Shot 1 (36 m/s; 0.8 GPa) resulted in loss of the upper part of the projectile-impacted target sphere. The lower half of the sphere is characterized by two sets of roughly perpendicular fractures. The first-formed fracture set is oriented parallel to the impact trajectory, whereas the open fractures of the second-formed set developed perpendicular to the impact. A narrow, sharply defined zone of heavy deformation exists in the axis of the upper sphere, where planar fractures (cleavage) and microbrecciation down to submicroscopic size occur. The lower sphere experienced lesser deformation. However, the single impact resulted in at least five spalls distributed over the surface of the sphere not directly impacted by the projectile.

The spheres recovered from Shot 4 (53 m/s; 1.2 GPa) are nearly fully preserved within their matrix, although their interiors are heavily damaged. Surprisingly, the directly impacted zone is largely undisturbed. A truncated, cone-shaped body was formed by detachment from the sphere along an open spall fracture, and is surrounded by a ring-shaped loss of material. A similar pattern can be observed at the contact with the lower sphere.
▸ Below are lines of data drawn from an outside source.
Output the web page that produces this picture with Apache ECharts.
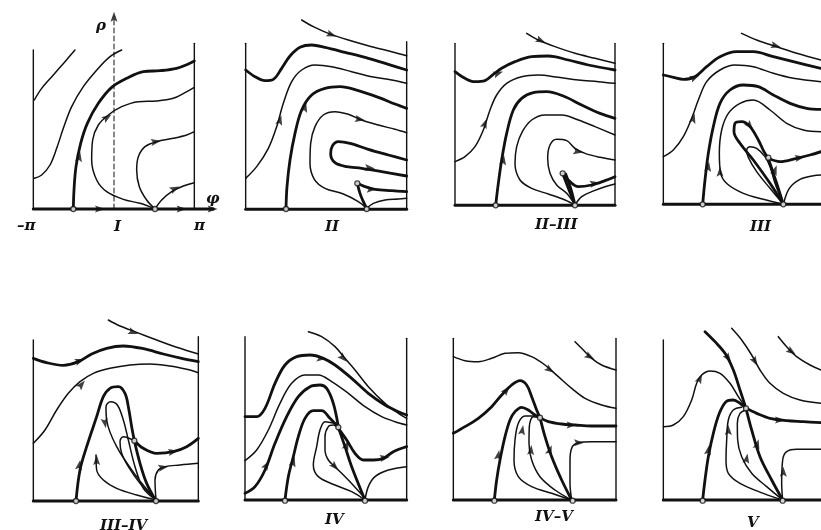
<!DOCTYPE html>
<html>
<head>
<meta charset="utf-8">
<script src="https://cdn.jsdelivr.net/npm/echarts@6/dist/echarts.min.js"></script>
<style>html,body{margin:0;background:#fff}#c{width:821px;height:530px}</style>
</head>
<body>
<div id="c"></div>
<script>

// ---- I ----
var thickI = [
    [[220,627],[222,570],[228,500],[242,430],[262,370],[295,310],[335,262],[380,235],[430,215],[480,212],[530,205],[565,192],[583,183]]
];
var thinI = [
    [[103,300],[125,265],[160,225],[195,185],[225,150]],
    [[103,535],[125,525],[150,495],[170,445],[190,385],[215,320],[250,260],[295,205],[330,170],[365,150]],
    [[462,625],[420,610],[370,598],[320,575],[290,540],[275,480],[278,420],[295,375],[325,345],[365,320],[415,305],[470,303],[520,295],[555,278],[583,262]],
    [[465,627],[440,600],[418,560],[410,510],[415,470],[435,440],[470,425],[520,415],[560,405],[583,395]],
    [[465,627],[485,600],[515,575],[550,558],[583,548]]
];
var nodesI = [[220,627],[465,627]];
var arrowsI = [[238,470,10],[322,352,55],[468,425,80],[525,566,65],[300,627,90],[545,627,90],[638,627,90],[342,50,0]];

// ---- II ----
var thickII = [
    [[62,150],[90,170],[120,182],[145,178],[170,145],[195,108],[225,82],[260,75],[300,82],[360,97],[430,115],[490,133],[545,150]],
    [[183,565],[186,500],[195,420],[210,340],[230,270],[260,225],[300,205],[345,200],[400,212],[460,232],[510,252],[545,265]],
    [[545,420],[490,405],[430,388],[375,370],[340,365],[322,378],[317,402],[330,428],[365,440],[410,445],[470,455],[545,468]],
    [[397,490],[420,500],[450,508],[500,512],[545,515]],
    [[397,490],[405,520],[415,545],[425,565]]
];
var thinII = [
    [[230,0],[265,20],[310,40],[370,60],[440,80],[500,95],[545,107]],
    [[62,475],[95,440],[130,385],[155,320],[175,250],[200,185],[230,150],[270,135],[320,140],[380,155],[440,170],[500,180],[545,190]],
    [[425,565],[400,545],[355,522],[300,505],[268,478],[255,430],[257,370],[270,320],[295,285],[330,275],[370,283],[410,300],[460,315],[510,328],[545,338]],
    [[425,565],[445,550],[480,540],[520,537],[545,535]]
];
var nodesII = [[183,567],[425,567],[397,490]];
var arrowsII = [[320,44,110],[165,300,15],[240,262,15],[405,298,100],[435,444,95],[440,508,90]];

// ---- II-III ----
var thickIIIII = [
    [[60,155],[90,175],[120,185],[150,182],[175,163],[200,145],[240,125],[290,110],[340,108],[400,120],[460,135],[540,150]],
    [[182,556],[190,490],[200,420],[215,340],[235,270],[260,235],[295,218],[335,215],[385,228],[440,255],[495,280],[540,295]],
    [[383,460],[405,485],[430,500],[470,495],[510,482],[540,470]],
    [[383,460],[400,505],[420,555]],
    [[392,462],[408,508],[420,555]]
];
var thinIIIII = [
    [[275,40],[310,60],[360,80],[420,100],[480,115],[540,130]],
    [[60,425],[90,410],[120,380],[145,330],[165,270],[185,225],[215,190],[260,170],[310,165],[370,172],[430,180],[490,185],[540,190]],
    [[420,555],[390,540],[340,522],[290,505],[255,480],[240,430],[245,380],[262,335],[290,300],[330,285],[380,285],[430,300],[480,320],[540,345]],
    [[420,555],[395,520],[365,495],[345,460],[338,415],[345,375],[365,358],[395,362],[420,385],[450,400],[495,412],[540,420]],
    [[420,555],[440,530],[470,515],[510,500],[540,492]]
];
var nodesIIIII = [[182,556],[420,556],[383,460]];
var arrowsIIIII = [[318,62,115],[190,160,70],[150,310,20],[205,420,8],[430,395,100],[480,490,80]];

// ---- III ----
var thickIII = [
    [[70,165],[100,172],[130,178],[165,170],[200,140],[240,110],[290,95],[340,95],[400,110],[460,125],[543,145]],
    [[188,553],[195,480],[205,400],[220,320],[240,250],[270,210],[310,195],[355,200],[400,225],[450,250],[500,265],[543,268]],
    [[430,553],[390,490],[340,420],[300,370],[282,335],[285,310],[305,305],[330,320],[355,360],[372,395],[385,415]],
    [[385,415],[420,425],[470,415],[510,405],[543,395]],
    [[385,415],[400,460],[415,505],[430,553]]
];
var thinIII = [
    [[305,40],[350,60],[410,80],[470,100],[543,120]],
    [[70,410],[100,390],[130,350],[155,295],[175,240],[200,185],[240,150],[285,135],[340,140],[400,160],[460,175],[543,185]],
    [[430,553],[370,538],[310,520],[262,492],[242,460],[238,400],[245,330],[265,280],[300,250],[340,240],[390,270],[440,310],[490,330],[543,335]],
    [[430,553],[390,505],[350,455],[325,412],[320,390],[330,380],[350,385],[375,410],[390,440],[405,490],[430,553]],
    [[430,553],[448,505],[480,478],[520,467],[543,465]]
];
var nodesIII = [[188,553],[430,553],[385,413]];
var arrowsIII = [[408,78,105],[165,172,65],[160,295,15],[205,440,8],[240,455,0],[330,318,140],[405,450,20],[480,413,80]];

// ---- III-IV ----
var thickIIIIV = [
    [[100,205],[140,218],[190,226],[235,215],[275,192],[320,175],[370,168],[430,176],[490,192],[545,205],[595,215]],
    [[228,633],[240,540],[260,470],[290,380],[310,320],[330,295],[355,290],[375,310],[385,350],[395,410],[403,452]],
    [[403,452],[430,475],[470,490],[520,485],[560,470],[595,445]],
    [[403,452],[420,520],[440,580],[468,633]]
];
var thinIIIIV = [
    [[325,90],[360,108],[410,127],[470,150],[530,172],[595,192]],
    [[100,460],[135,420],[170,360],[205,310],[240,275],[280,250],[330,235],[390,225],[450,222],[510,228],[560,238],[595,248]],
    [[468,630],[410,560],[350,470],[320,390],[318,350],[332,335],[352,345],[370,390],[385,450],[405,530],[430,595],[468,630]],
    [[403,452],[370,440],[360,455],[365,490],[385,530],[420,580],[468,630]],
    [[468,630],[465,570],[475,540],[495,530],[540,525],[595,520]],
    [[288,495],[290,540],[310,570],[350,595],[410,615],[468,630]]
];
var nodesIIIIV = [[228,633],[468,633],[403,452]];
var arrowsIIIIV = [[400,127,110],[240,212,70],[245,283,40],[238,525,10],[315,400,170],[290,510,0],[520,485,80],[490,532,80]];

// ---- IV ----
var thickIV = [
    [[60,380],[95,380],[120,355],[150,280],[180,225],[215,200],[255,195],[295,205],[330,225],[380,265],[430,310],[480,345],[520,365],[545,375]],
    [[60,610],[90,590],[120,540],[150,460],[185,380],[220,320],[255,290],[285,285],[305,295],[325,340],[340,410]],
    [[180,630],[190,560],[205,500],[220,440],[240,385],[265,362],[290,362],[315,385],[340,412]],
    [[340,412],[360,470],[380,530],[420,630]],
    [[340,415],[365,450],[390,490],[415,510],[445,510],[475,505],[505,485],[545,470]]
];
var thinIV = [
    [[250,125],[290,140],[330,170],[360,205],[390,240],[430,290],[480,340],[520,370],[545,385]],
    [[60,512],[95,480],[130,420],[165,340],[200,280],[240,255],[280,255],[320,275],[370,310],[420,350],[470,380],[510,395],[545,405]],
    [[340,415],[325,405],[310,410],[300,440],[300,480],[310,510],[330,530],[370,570],[420,625]],
    [[330,400],[300,395],[285,420],[275,470],[265,525],[280,560],[330,585],[380,605],[420,630]],
    [[420,630],[430,590],[450,560],[490,540],[545,530]]
];
var nodesIV = [[180,632],[420,632],[340,412]];
var arrowsIV = [[355,205,135],[290,205,95],[125,525,30],[205,515,15],[365,465,20],[480,503,80],[330,530,135]];

// ---- IV-V ----
var thickIVV = [
    [[55,430],[90,410],[130,385],[170,350],[200,315],[230,285],[255,272],[275,285],[290,320],[305,360],[315,383]],
    [[315,383],[340,395],[380,402],[420,405],[470,408],[543,408]],
    [[178,630],[185,570],[195,510],[210,440],[225,390],[240,365],[260,352],[280,360],[300,375],[315,383]],
    [[315,383],[330,440],[350,500],[380,570],[410,630]]
];
var thinIVV = [
    [[420,155],[445,180],[470,205],[500,225],[543,240]],
    [[55,200],[90,212],[130,215],[170,205],[210,190],[250,188],[290,200],[330,225],[370,260],[410,295],[450,325],[500,345],[543,355]],
    [[315,383],[295,380],[283,410],[282,460],[290,510],[315,560],[360,600],[410,630]],
    [[300,378],[270,378],[250,400],[240,450],[237,510],[250,560],[290,590],[350,610],[410,630]],
    [[410,630],[405,580],[405,510],[412,470],[430,458],[470,455],[543,455]]
];
var nodesIVV = [[178,632],[413,632],[315,383]];
var arrowsIVV = [[465,200,120],[345,240,125],[215,300,40],[190,495,10],[410,405,90],[262,420,10],[288,480,5],[345,480,20],[432,458,90]];

// ---- V ----
var thickV = [
    [[195,125],[225,155],[255,190],[280,240],[300,300],[318,355]],
    [[318,355],[350,370],[390,385],[440,392],[490,395],[543,398]],
    [[188,630],[195,570],[205,500],[220,430],[238,370],[258,335],[280,330],[300,340],[318,355]],
    [[318,355],[335,420],[360,500],[395,570],[428,630]]
];
var thinV = [
    [[415,140],[440,170],[470,200],[510,225],[543,240]],
    [[275,115],[305,150],[335,195],[360,240],[390,280],[430,310],[480,330],[543,340]],
    [[70,410],[100,405],[130,380],[155,330],[170,280],[185,255],[210,243],[240,250],[270,280],[295,320],[318,355]],
    [[318,360],[300,370],[292,400],[293,450],[305,500],[335,550],[380,590],[428,630]],
    [[305,352],[280,360],[265,390],[260,450],[258,510],[265,550],[300,580],[370,610],[428,630]],
    [[428,630],[425,580],[428,510],[440,485],[470,478],[543,478]]
];
var nodesV = [[188,632],[428,632],[318,355]];
var arrowsV = [[455,185,125],[345,215,150],[265,205,145],[180,265,25],[420,390,90],[205,480,10],[352,462,15],[265,420,0],[320,505,10],[430,545,0]];

// layout: crop rectangle on the page, frame of the panel in crop units
var panels = [
    { crop: [0, 0, 220, 240], l: 100, r: 583, b: 627, tl: 150, tr: 130, bEnd: 640, thick: thickI, thin: thinI, nodes: nodesI, arrows: arrowsI },
    { crop: [225, 20, 200, 220], l: 62, r: 545, b: 568, tl: 70, tr: 65, thick: thickII, thin: thinII, nodes: nodesII, arrows: arrowsII },
    { crop: [435, 20, 195, 220], l: 60, r: 540, b: 556, tl: 70, tr: 70, thick: thickIIIII, thin: thinIIIII, nodes: nodesIIIII, arrows: arrowsIIIII },
    { crop: [640, 20, 181, 220], l: 70, r: null, b: 553, tl: 70, bEnd: 543, thick: thickIII, thin: thinIII, nodes: nodesIII, arrows: arrowsIII },
    { crop: [0, 290, 225, 240], l: 100, r: 595, b: 633, tl: 150, tr: 140, thick: thickIIIIV, thin: thinIIIIV, nodes: nodesIIIIV, arrows: arrowsIIIIV },
    { crop: [225, 290, 200, 240], l: 60, r: 545, b: 630, tl: 140, tr: 145, thick: thickIV, thin: thinIV, nodes: nodesIV, arrows: arrowsIV },
    { crop: [435, 290, 195, 240], l: 55, r: 543, b: 630, tl: 145, tr: 145, thick: thickIVV, thin: thinIVV, nodes: nodesIVV, arrows: arrowsIVV },
    { crop: [640, 290, 181, 240], l: 70, r: null, b: 630, tl: 150, bEnd: 543, thick: thickV, thin: thinV, nodes: nodesV, arrows: arrowsV }
];

var labels = [
    ["I", 114, 220], ["II", 325, 220], ["II\u2013III", 535, 218], ["III", 750, 220],
    ["III\u2013IV", 100, 519], ["IV", 325, 513], ["IV\u2013V", 535, 510], ["V", 747, 516],
    ["\u2013\u03c0", 17, 219], ["\u03c0", 194, 219], ["\u03c1", 96, 19], ["\u03c6", 206, 192]
];

var ink = "#111";
var grids = [], xAxes = [], yAxes = [], series = [];

function lineSeries(i, pts, width, smooth, type) {
    return {
        type: "line", xAxisIndex: i, yAxisIndex: i, data: pts, smooth: smooth,
        showSymbol: false, silent: true, clip: false,
        lineStyle: { color: ink, width: width, type: type || "solid", cap: "round", join: "round" }
    };
}

panels.forEach(function (p, i) {
    var c = p.crop;
    grids.push({ left: c[0], top: c[1], width: c[2], height: c[3] });
    xAxes.push({ type: "value", gridIndex: i, min: 0, max: c[2] * 3, show: false });
    yAxes.push({ type: "value", gridIndex: i, min: 0, max: c[3] * 3, inverse: true, show: false });

    // frame: walls and the φ axis
    series.push(lineSeries(i, [[p.l, p.tl], [p.l, p.b]], 1.4, false));
    if (p.r) series.push(lineSeries(i, [[p.r, p.tr], [p.r, p.b]], 1.4, false));
    series.push(lineSeries(i, [[p.l, p.b], [p.bEnd || p.r, p.b]], 3, false));
    if (i === 0) series.push(lineSeries(i, [[342, p.b], [342, 50]], 1, false, [5, 3]));

    p.thin.forEach(function (pts) { series.push(lineSeries(i, pts, 1.5, 0.35)); });
    p.thick.forEach(function (pts) { series.push(lineSeries(i, pts, 2.8, 0.35)); });

    series.push({
        type: "scatter", xAxisIndex: i, yAxisIndex: i, silent: true, z: 4,
        symbol: "path://M0,-10 L5,6 L0,3 L-5,6 Z", symbolSize: [7, 10],
        itemStyle: { color: ink },
        data: p.arrows.map(function (a) { return { value: [a[0], a[1]], symbolRotate: -a[2] }; })
    });
    series.push({
        type: "scatter", xAxisIndex: i, yAxisIndex: i, silent: true, z: 5,
        symbol: "circle", symbolSize: 5,
        itemStyle: { color: "#fff", borderColor: ink, borderWidth: 1.3 },
        data: p.nodes
    });
});

var chart = echarts.init(document.getElementById("c"), null, { renderer: "canvas" });
chart.setOption({
    backgroundColor: "#fff",
    animation: false,
    grid: grids,
    xAxis: xAxes,
    yAxis: yAxes,
    series: series,
    graphic: labels.map(function (t) {
        return {
            type: "text", left: t[1], top: t[2], silent: true,
            style: {
                text: t[0], x: 0, y: 0, fill: ink, align: "center", verticalAlign: "middle",
                font: "italic bold 15px 'DejaVu Serif'"
            }
        };
    })
});
</script>
</body>
</html>
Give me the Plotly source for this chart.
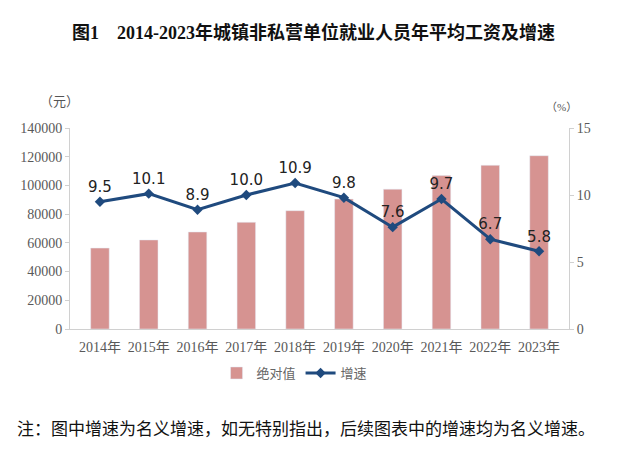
import plotly.graph_objects as go

years = ["2014年", "2015年", "2016年", "2017年", "2018年", "2019年", "2020年", "2021年", "2022年", "2023年"]
wages = [56360, 62029, 67569, 74318, 82413, 90501, 97379, 106837, 114029, 120698]
growth = [9.5, 10.1, 8.9, 10.0, 10.9, 9.8, 7.6, 9.7, 6.7, 5.8]
growth_labels = ["9.5", "10.1", "8.9", "10.0", "10.9", "9.8", "7.6", "9.7", "6.7", "5.8"]
left_ticks = [0, 20000, 40000, 60000, 80000, 100000, 120000, 140000]
left_ticktext = ["0", "20000", "40000", "60000", "80000", "100000", "120000", "140000"]
right_ticks = [0, 5, 10, 15]

serif = "Liberation Serif, Noto Sans CJK SC"
fig = go.Figure()
fig.add_trace(go.Bar(x=years, y=wages, name="绝对值", marker_color="#D69391",
                     width=0.38, yaxis="y"))
fig.add_trace(go.Scatter(x=years, y=growth, name="增速", yaxis="y2",
                         mode="lines+markers+text", text=growth_labels,
                         textposition="top center",
                         textfont=dict(family="DejaVu Sans", size=15, color="#222222"),
                         line=dict(color="#1F4A7E", width=3),
                         marker=dict(symbol="diamond", size=8, color="#1F4A7E")))

fig.update_layout(
    width=627, height=457,
    margin=dict(l=70, r=58, t=128, b=128),
    paper_bgcolor="white", plot_bgcolor="white",
    showlegend=True,
    legend=dict(orientation="h", x=0.45, xanchor="center", y=-0.219, yanchor="middle",
                font=dict(family="Noto Sans CJK SC", size=13, color="#666666")),
    title=dict(text="<b>图1　2014-2023年城镇非私营单位就业人员年平均工资及增速</b>",
               x=0.5, xanchor="center", y=0.928, yanchor="middle",
               font=dict(family=serif, size=18, color="#111111")),
    xaxis=dict(showline=True, linecolor="#D0D0D0", ticks="", showgrid=False,
               ticklabelstandoff=5,
               tickfont=dict(family=serif, size=14, color="#595959")),
    yaxis=dict(range=[0, 140000], tickvals=left_ticks, ticktext=left_ticktext,
               showgrid=False, zeroline=False,
               showline=True, linecolor="#D0D0D0", ticks="outside", ticklen=4,
               tickcolor="#D0D0D0",
               tickfont=dict(family=serif, size=14, color="#595959")),
    yaxis2=dict(range=[0, 15], tickvals=right_ticks, overlaying="y", side="right",
                showgrid=False, zeroline=False, showline=True, linecolor="#D0D0D0",
                ticks="outside", ticklen=4, tickcolor="#D0D0D0",
                tickfont=dict(family=serif, size=14, color="#595959")),
    annotations=[
        dict(text="（元）", xref="paper", yref="paper", x=-0.022, y=1.134, showarrow=False,
             font=dict(family=serif, size=13, color="#555555"), xanchor="center", yanchor="middle"),
        dict(text="（%）", xref="paper", yref="paper", x=0.984, y=1.104, showarrow=False,
             font=dict(family=serif, size=11, color="#555555"), xanchor="center", yanchor="middle"),
        dict(text="注：图中增速为名义增速，如无特别指出，后续图表中的增速均为名义增速。",
             xref="paper", yref="paper", x=-0.11, xanchor="left", y=-0.488, yanchor="middle",
             showarrow=False,
             font=dict(family="Noto Sans CJK SC", size=17, color="#111111")),
    ],
)
fig.write_html("out.html", config={"displayModeBar": False},
               post_script="document.body.style.margin='0';")
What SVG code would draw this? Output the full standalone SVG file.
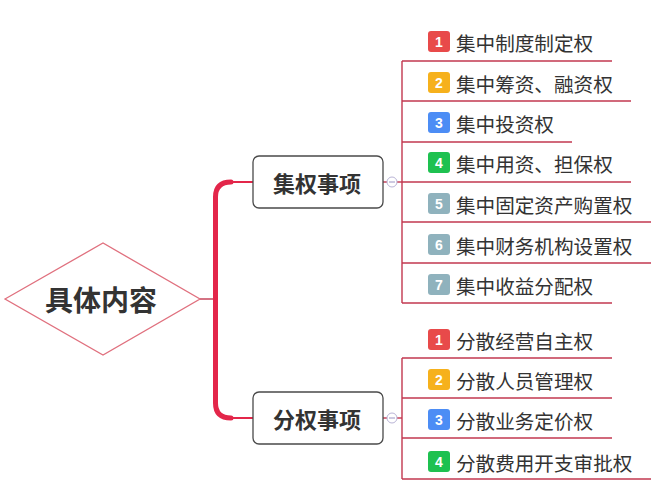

Local extreme damage appears in the interior, including funnel-shaped (Y-shaped in 2-D) zones where the quartz shows microbrecciation with strongly reduced refractive index, multiple sets of planar fractures (cleavage), mosaicism, and small patches (about 100-µm size) of isotropization (diaplectic quartz). In a few cases, there are faint traces of PDF formation. Moreover, a general fracture pattern (as discussed for Shot 1) has developed.

On the formation of central-mound craters

Shot 2 probably reveals best how the various central-mound craters on the surfaces of the quartzite cobbles were formed. Fig. 3. shows the photomicrograph of the directly impacted quartz sphere at an impact velocity of about 34 m/s corresponding with an impact pressure of about 0.8 GPa (= 8 kbar). In Fig. 4. those fractures have been delineated that are marking the Hertzian fracture cone and fractures leading to central-mound cratering. More can be read in the chapter on Surface features.

shock experiments on quartz spheres, photomicrograph of fracturing

Fig. 3. Photomicrograph of impacted quartz sphere (shot 2; crossed nicols; the field is 7 mm wide). Note the complex fracture pattern including Hertzian cone fracturing, tensile spallation fractures, and various cracks roughly parallel and perpendicular to the impact direction. Also note the largely undisturbed zone immediately below the impact point in the quartz sphere reminding of the central-mound morphology of the cobble craters.

shock experiments on quartz spheres, photomicrograph of fracturing and crater formation

Fig. 4. The photomicrograph from Fig. 3 where fracture pattern have been delineated to explain the formation of the central-mound craters on the surfaces of the shocked quartzite cobbles and boulders in the Buntsandstein conglomerates. Obviously, depending on various impact and target conditions differently shaped craters may occur.

shock experiments on quartz spheres, photomicrograph of fracturing and crater formation

Fig. 5. Once more the photomicrograph of the experimentally impacted quartz sphere, shot 2 (crossed nicols; the field is 7 mm wide), for comparison with a naturally impacted quartzite cobble (Fig. 6).

photomicrograph of shocked quartz cobble, comparison with experiment 

Fig. 6.Photomicrograph of a naturally impacted Buntsandstein quartzite cobble (plane parallel light; the field is 15 mm wide). Note the similar fracture pattern when comparing it with that of Fig. 5, especially the funnel-shaped (Y-shaped in 2-D) zones of strong defomations. The stress-strain condition of this peculiar fracture pattern is unsettled so far but is suggested to result from complex shock interaction in spherically formed bodies. Very probably, such a spotty shock concentration would have enabled the conspicuous intense formation of planar deformation features (PDFs, photo) in the quartzite cobbles far apart from the Azuara and Rubielos de la Cérida impacts (see more discussion in the chapter on Looking into the cobbles).